• **Work required**:
The listing below should be copied in full, word for word.

---*---

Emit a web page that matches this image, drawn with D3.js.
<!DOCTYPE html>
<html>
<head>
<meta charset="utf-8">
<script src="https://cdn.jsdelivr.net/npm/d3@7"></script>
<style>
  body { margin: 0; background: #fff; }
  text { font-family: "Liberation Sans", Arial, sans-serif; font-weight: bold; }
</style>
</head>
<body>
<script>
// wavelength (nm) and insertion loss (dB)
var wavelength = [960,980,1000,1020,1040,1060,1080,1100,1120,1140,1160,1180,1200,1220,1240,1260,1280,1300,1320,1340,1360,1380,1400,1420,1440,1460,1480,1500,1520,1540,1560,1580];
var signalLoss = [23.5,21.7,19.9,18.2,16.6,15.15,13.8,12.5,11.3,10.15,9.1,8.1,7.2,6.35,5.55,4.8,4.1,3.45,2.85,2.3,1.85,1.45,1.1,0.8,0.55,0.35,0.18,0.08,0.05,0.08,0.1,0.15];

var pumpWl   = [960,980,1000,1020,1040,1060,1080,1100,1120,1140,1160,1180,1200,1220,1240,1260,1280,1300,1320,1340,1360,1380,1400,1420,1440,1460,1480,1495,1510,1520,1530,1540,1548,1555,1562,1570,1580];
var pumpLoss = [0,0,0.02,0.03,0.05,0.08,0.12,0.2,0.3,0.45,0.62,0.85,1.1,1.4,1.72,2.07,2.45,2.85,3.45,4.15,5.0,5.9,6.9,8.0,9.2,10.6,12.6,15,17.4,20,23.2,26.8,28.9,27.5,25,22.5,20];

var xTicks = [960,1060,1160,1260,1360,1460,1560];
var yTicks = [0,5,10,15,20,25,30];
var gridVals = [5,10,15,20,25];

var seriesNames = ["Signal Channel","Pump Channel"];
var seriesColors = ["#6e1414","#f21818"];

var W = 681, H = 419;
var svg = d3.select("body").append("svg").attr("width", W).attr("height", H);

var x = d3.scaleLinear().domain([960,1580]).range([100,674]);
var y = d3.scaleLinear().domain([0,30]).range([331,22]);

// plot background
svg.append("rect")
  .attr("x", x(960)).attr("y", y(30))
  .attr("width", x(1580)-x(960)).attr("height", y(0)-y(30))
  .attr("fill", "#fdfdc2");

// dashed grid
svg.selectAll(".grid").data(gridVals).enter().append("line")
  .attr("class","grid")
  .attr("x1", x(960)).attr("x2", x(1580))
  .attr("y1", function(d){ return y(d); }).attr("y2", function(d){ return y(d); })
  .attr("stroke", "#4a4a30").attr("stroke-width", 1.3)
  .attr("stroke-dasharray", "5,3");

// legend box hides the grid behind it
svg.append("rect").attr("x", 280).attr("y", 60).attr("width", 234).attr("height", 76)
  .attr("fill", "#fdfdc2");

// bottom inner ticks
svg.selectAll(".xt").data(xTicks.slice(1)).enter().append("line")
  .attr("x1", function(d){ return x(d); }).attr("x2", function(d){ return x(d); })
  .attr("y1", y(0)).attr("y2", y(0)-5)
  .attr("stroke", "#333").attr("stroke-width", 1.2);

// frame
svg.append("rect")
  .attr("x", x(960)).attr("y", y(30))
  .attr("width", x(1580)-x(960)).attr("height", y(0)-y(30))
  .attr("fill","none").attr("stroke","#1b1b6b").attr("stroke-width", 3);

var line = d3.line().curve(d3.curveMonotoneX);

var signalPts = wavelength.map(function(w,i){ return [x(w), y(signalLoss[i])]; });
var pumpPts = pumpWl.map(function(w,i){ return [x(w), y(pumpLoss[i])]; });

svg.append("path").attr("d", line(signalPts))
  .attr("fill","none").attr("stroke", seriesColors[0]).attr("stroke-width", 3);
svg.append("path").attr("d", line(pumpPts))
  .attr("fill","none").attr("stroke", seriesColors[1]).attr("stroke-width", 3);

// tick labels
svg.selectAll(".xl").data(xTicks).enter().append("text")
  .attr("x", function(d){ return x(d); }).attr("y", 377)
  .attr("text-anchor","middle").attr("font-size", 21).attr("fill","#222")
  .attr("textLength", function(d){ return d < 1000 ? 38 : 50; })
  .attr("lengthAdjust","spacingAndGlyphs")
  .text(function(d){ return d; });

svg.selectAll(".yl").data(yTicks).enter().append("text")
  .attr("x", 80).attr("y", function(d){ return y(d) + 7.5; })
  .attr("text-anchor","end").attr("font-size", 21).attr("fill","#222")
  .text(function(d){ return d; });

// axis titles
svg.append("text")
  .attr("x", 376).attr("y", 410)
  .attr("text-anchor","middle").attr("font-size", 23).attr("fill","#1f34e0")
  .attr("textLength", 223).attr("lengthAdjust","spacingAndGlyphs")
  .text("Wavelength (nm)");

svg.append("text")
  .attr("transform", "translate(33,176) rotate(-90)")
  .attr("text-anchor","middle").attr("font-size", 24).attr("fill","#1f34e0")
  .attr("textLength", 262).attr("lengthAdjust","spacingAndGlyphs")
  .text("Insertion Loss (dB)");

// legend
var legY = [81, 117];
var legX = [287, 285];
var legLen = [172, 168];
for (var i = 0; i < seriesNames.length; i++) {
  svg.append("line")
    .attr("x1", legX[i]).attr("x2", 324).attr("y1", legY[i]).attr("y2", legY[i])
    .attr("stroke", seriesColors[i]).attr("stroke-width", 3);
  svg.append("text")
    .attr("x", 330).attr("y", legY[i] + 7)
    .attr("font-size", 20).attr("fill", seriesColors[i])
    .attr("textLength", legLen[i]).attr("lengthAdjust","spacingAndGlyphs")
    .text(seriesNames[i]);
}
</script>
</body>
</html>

---*---

• **Result**:
Emit a web page that matches this image, drawn with D3.js.
<!DOCTYPE html>
<html>
<head>
<meta charset="utf-8">
<script src="https://cdn.jsdelivr.net/npm/d3@7"></script>
<style>
  body { margin: 0; background: #fff; }
  text { font-family: "Liberation Sans", Arial, sans-serif; font-weight: bold; }
</style>
</head>
<body>
<script>
// wavelength (nm) and insertion loss (dB)
var wavelength = [960,980,1000,1020,1040,1060,1080,1100,1120,1140,1160,1180,1200,1220,1240,1260,1280,1300,1320,1340,1360,1380,1400,1420,1440,1460,1480,1500,1520,1540,1560,1580];
var signalLoss = [23.5,21.7,19.9,18.2,16.6,15.15,13.8,12.5,11.3,10.15,9.1,8.1,7.2,6.35,5.55,4.8,4.1,3.45,2.85,2.3,1.85,1.45,1.1,0.8,0.55,0.35,0.18,0.08,0.05,0.08,0.1,0.15];

var pumpWl   = [960,980,1000,1020,1040,1060,1080,1100,1120,1140,1160,1180,1200,1220,1240,1260,1280,1300,1320,1340,1360,1380,1400,1420,1440,1460,1480,1495,1510,1520,1530,1540,1548,1555,1562,1570,1580];
var pumpLoss = [0,0,0.02,0.03,0.05,0.08,0.12,0.2,0.3,0.45,0.62,0.85,1.1,1.4,1.72,2.07,2.45,2.85,3.45,4.15,5.0,5.9,6.9,8.0,9.2,10.6,12.6,15,17.4,20,23.2,26.8,28.9,27.5,25,22.5,20];

var xTicks = [960,1060,1160,1260,1360,1460,1560];
var yTicks = [0,5,10,15,20,25,30];
var gridVals = [5,10,15,20,25];

var seriesNames = ["Signal Channel","Pump Channel"];
var seriesColors = ["#6e1414","#f21818"];

var W = 681, H = 419;
var svg = d3.select("body").append("svg").attr("width", W).attr("height", H);

var x = d3.scaleLinear().domain([960,1580]).range([100,674]);
var y = d3.scaleLinear().domain([0,30]).range([331,22]);

// plot background
svg.append("rect")
  .attr("x", x(960)).attr("y", y(30))
  .attr("width", x(1580)-x(960)).attr("height", y(0)-y(30))
  .attr("fill", "#fdfdc2");

// dashed grid
svg.selectAll(".grid").data(gridVals).enter().append("line")
  .attr("class","grid")
  .attr("x1", x(960)).attr("x2", x(1580))
  .attr("y1", function(d){ return y(d); }).attr("y2", function(d){ return y(d); })
  .attr("stroke", "#4a4a30").attr("stroke-width", 1.3)
  .attr("stroke-dasharray", "5,3");

// legend box hides the grid behind it
svg.append("rect").attr("x", 280).attr("y", 60).attr("width", 234).attr("height", 76)
  .attr("fill", "#fdfdc2");

// bottom inner ticks
svg.selectAll(".xt").data(xTicks.slice(1)).enter().append("line")
  .attr("x1", function(d){ return x(d); }).attr("x2", function(d){ return x(d); })
  .attr("y1", y(0)).attr("y2", y(0)-5)
  .attr("stroke", "#333").attr("stroke-width", 1.2);

// frame
svg.append("rect")
  .attr("x", x(960)).attr("y", y(30))
  .attr("width", x(1580)-x(960)).attr("height", y(0)-y(30))
  .attr("fill","none").attr("stroke","#1b1b6b").attr("stroke-width", 3);

var line = d3.line().curve(d3.curveMonotoneX);

var signalPts = wavelength.map(function(w,i){ return [x(w), y(signalLoss[i])]; });
var pumpPts = pumpWl.map(function(w,i){ return [x(w), y(pumpLoss[i])]; });

svg.append("path").attr("d", line(signalPts))
  .attr("fill","none").attr("stroke", seriesColors[0]).attr("stroke-width", 3);
svg.append("path").attr("d", line(pumpPts))
  .attr("fill","none").attr("stroke", seriesColors[1]).attr("stroke-width", 3);

// tick labels
svg.selectAll(".xl").data(xTicks).enter().append("text")
  .attr("x", function(d){ return x(d); }).attr("y", 377)
  .attr("text-anchor","middle").attr("font-size", 21).attr("fill","#222")
  .attr("textLength", function(d){ return d < 1000 ? 38 : 50; })
  .attr("lengthAdjust","spacingAndGlyphs")
  .text(function(d){ return d; });

svg.selectAll(".yl").data(yTicks).enter().append("text")
  .attr("x", 80).attr("y", function(d){ return y(d) + 7.5; })
  .attr("text-anchor","end").attr("font-size", 21).attr("fill","#222")
  .text(function(d){ return d; });

// axis titles
svg.append("text")
  .attr("x", 376).attr("y", 410)
  .attr("text-anchor","middle").attr("font-size", 23).attr("fill","#1f34e0")
  .attr("textLength", 223).attr("lengthAdjust","spacingAndGlyphs")
  .text("Wavelength (nm)");

svg.append("text")
  .attr("transform", "translate(33,176) rotate(-90)")
  .attr("text-anchor","middle").attr("font-size", 24).attr("fill","#1f34e0")
  .attr("textLength", 262).attr("lengthAdjust","spacingAndGlyphs")
  .text("Insertion Loss (dB)");

// legend
var legY = [81, 117];
var legX = [287, 285];
var legLen = [172, 168];
for (var i = 0; i < seriesNames.length; i++) {
  svg.append("line")
    .attr("x1", legX[i]).attr("x2", 324).attr("y1", legY[i]).attr("y2", legY[i])
    .attr("stroke", seriesColors[i]).attr("stroke-width", 3);
  svg.append("text")
    .attr("x", 330).attr("y", legY[i] + 7)
    .attr("font-size", 20).attr("fill", seriesColors[i])
    .attr("textLength", legLen[i]).attr("lengthAdjust","spacingAndGlyphs")
    .text(seriesNames[i]);
}
</script>
</body>
</html>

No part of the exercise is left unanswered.